**Task instructions:**
Output the first line of the listing and each line after it, up to and including the line that contains "22, 24, 26];", exactly as written, minus the pictures.

======== Provided data

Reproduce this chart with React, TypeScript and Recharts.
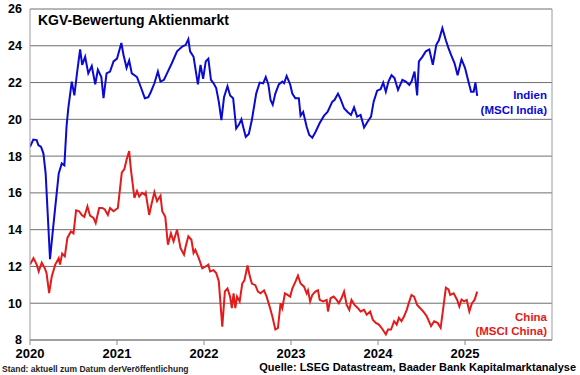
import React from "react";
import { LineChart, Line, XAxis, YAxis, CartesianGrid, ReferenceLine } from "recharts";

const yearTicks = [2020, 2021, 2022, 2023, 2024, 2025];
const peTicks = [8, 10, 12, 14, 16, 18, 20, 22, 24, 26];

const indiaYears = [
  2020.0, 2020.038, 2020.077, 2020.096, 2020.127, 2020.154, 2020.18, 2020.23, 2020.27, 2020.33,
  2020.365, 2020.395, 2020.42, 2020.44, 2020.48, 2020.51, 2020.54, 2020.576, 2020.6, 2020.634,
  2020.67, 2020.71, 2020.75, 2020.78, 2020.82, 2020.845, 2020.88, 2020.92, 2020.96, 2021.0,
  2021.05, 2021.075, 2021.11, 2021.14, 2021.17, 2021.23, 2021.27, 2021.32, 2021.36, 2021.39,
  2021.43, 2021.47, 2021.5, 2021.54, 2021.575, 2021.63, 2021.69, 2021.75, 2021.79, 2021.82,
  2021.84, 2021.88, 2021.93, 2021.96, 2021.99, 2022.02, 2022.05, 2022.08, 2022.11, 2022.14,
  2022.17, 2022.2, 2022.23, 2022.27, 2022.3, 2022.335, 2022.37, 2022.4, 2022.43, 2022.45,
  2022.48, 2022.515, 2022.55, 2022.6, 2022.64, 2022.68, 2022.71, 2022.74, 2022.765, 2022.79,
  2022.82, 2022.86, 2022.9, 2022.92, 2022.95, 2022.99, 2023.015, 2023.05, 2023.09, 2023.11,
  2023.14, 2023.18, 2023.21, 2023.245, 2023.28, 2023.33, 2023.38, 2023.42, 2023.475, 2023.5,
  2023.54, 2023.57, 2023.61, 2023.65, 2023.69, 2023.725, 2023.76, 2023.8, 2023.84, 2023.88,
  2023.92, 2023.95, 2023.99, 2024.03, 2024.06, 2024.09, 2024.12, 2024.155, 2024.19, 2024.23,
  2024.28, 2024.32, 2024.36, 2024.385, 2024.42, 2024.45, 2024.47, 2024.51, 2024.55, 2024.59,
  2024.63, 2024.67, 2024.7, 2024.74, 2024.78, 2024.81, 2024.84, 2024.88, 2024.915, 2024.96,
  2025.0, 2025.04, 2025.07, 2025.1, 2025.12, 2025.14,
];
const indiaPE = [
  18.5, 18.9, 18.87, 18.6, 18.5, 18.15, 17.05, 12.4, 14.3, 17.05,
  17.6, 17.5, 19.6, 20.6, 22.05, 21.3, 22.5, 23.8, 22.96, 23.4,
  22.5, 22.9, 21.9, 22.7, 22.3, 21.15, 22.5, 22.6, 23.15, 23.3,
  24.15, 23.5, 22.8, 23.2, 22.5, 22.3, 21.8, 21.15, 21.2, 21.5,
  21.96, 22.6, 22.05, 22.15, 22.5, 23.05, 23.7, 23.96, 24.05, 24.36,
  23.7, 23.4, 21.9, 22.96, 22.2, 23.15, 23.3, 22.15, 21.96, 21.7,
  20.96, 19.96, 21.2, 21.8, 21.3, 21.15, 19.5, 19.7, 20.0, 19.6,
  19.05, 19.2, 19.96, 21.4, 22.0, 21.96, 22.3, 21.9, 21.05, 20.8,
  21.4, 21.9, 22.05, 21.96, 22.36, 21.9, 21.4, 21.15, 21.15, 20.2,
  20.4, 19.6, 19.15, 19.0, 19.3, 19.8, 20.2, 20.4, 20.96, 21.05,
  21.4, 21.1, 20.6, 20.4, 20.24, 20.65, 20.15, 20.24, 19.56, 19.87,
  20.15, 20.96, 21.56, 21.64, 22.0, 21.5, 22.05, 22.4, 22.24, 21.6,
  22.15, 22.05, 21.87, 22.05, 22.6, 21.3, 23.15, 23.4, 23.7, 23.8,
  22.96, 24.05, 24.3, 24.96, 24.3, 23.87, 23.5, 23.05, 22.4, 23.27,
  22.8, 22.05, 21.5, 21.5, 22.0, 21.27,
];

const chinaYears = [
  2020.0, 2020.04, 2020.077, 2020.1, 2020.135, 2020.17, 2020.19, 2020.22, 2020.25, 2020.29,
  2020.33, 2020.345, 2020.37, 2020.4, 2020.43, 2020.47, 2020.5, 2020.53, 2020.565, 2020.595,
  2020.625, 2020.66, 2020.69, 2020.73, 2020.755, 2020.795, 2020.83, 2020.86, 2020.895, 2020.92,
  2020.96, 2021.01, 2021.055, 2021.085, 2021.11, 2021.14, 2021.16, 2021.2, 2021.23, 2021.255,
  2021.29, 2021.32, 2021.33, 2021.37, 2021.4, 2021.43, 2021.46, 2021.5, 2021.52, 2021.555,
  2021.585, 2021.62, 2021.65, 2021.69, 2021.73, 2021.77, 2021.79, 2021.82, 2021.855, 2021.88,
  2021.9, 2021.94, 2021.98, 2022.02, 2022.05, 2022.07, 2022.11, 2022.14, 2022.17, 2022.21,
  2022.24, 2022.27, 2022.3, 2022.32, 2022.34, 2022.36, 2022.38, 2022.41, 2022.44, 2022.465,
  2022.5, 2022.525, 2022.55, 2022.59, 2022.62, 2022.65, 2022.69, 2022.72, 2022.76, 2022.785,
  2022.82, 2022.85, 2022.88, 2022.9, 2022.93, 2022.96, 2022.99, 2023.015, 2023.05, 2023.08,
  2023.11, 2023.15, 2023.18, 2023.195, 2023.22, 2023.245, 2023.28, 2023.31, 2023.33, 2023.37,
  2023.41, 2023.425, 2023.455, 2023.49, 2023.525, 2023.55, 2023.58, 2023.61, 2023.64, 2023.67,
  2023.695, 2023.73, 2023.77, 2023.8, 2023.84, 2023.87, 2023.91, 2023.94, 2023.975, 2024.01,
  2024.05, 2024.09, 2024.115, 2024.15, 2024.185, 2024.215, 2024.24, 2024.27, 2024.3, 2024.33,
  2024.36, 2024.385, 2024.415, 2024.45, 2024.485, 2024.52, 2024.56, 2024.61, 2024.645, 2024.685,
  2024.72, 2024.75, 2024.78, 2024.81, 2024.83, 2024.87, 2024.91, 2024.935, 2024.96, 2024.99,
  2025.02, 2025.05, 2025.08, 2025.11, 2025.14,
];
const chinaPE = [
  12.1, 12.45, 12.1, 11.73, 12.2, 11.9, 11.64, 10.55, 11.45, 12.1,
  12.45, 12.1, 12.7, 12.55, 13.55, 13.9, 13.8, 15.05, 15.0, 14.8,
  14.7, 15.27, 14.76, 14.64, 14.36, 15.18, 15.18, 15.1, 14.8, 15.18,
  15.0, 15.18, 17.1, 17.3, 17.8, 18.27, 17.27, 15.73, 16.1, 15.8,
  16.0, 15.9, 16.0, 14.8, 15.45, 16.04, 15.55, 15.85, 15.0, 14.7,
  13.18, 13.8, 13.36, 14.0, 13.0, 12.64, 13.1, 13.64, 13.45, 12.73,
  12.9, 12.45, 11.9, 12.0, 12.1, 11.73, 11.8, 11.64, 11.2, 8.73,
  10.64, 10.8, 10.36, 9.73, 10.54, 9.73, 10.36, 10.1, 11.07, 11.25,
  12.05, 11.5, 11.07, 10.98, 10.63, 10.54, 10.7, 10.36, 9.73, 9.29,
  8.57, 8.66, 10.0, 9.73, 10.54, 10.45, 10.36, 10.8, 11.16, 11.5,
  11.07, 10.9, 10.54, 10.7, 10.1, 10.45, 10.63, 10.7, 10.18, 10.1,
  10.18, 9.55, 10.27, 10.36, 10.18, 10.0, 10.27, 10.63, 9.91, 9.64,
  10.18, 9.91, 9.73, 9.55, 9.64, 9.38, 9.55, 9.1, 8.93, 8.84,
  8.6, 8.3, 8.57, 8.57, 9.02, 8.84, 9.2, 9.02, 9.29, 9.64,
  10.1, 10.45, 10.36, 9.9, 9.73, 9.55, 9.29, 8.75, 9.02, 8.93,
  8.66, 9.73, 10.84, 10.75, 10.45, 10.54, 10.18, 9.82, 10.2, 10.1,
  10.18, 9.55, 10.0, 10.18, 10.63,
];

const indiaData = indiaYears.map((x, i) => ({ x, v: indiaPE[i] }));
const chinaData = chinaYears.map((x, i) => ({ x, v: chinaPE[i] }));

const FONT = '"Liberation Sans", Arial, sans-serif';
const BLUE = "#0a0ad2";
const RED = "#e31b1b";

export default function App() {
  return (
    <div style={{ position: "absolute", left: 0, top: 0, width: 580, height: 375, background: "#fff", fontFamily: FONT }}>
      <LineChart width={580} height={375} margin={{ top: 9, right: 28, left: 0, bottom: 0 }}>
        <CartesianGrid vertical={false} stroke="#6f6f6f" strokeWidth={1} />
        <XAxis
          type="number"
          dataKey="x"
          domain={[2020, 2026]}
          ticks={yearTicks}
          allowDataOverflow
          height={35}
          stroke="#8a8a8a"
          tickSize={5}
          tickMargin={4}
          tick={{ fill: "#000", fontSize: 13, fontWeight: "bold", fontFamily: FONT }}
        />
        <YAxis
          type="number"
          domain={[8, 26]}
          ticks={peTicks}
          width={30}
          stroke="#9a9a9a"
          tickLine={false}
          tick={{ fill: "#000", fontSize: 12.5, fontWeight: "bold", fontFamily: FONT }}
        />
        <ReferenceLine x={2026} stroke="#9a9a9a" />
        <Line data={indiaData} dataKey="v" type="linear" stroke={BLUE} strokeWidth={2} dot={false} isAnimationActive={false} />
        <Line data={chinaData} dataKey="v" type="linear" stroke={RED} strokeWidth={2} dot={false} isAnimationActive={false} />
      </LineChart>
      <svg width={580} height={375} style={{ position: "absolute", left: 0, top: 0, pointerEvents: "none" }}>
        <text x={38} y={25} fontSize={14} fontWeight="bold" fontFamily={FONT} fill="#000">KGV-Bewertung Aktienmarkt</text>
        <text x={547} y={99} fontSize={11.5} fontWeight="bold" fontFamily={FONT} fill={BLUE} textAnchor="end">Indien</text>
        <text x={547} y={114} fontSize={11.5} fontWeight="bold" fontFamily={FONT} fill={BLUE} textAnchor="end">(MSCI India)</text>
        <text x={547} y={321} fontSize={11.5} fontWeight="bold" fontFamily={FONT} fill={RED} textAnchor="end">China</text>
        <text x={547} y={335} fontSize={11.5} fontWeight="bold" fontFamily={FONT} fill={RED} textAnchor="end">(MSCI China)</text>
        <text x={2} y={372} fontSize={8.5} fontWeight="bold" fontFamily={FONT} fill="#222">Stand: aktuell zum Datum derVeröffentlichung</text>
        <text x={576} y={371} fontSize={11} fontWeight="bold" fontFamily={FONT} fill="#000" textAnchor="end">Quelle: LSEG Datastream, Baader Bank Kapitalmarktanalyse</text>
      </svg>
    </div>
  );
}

================

**Completed exercise:**
Reproduce this chart with React, TypeScript and Recharts.
import React from "react";
import { LineChart, Line, XAxis, YAxis, CartesianGrid, ReferenceLine } from "recharts";

const yearTicks = [2020, 2021, 2022, 2023, 2024, 2025];
const peTicks = [8, 10, 12, 14, 16, 18, 20, 22, 24, 26];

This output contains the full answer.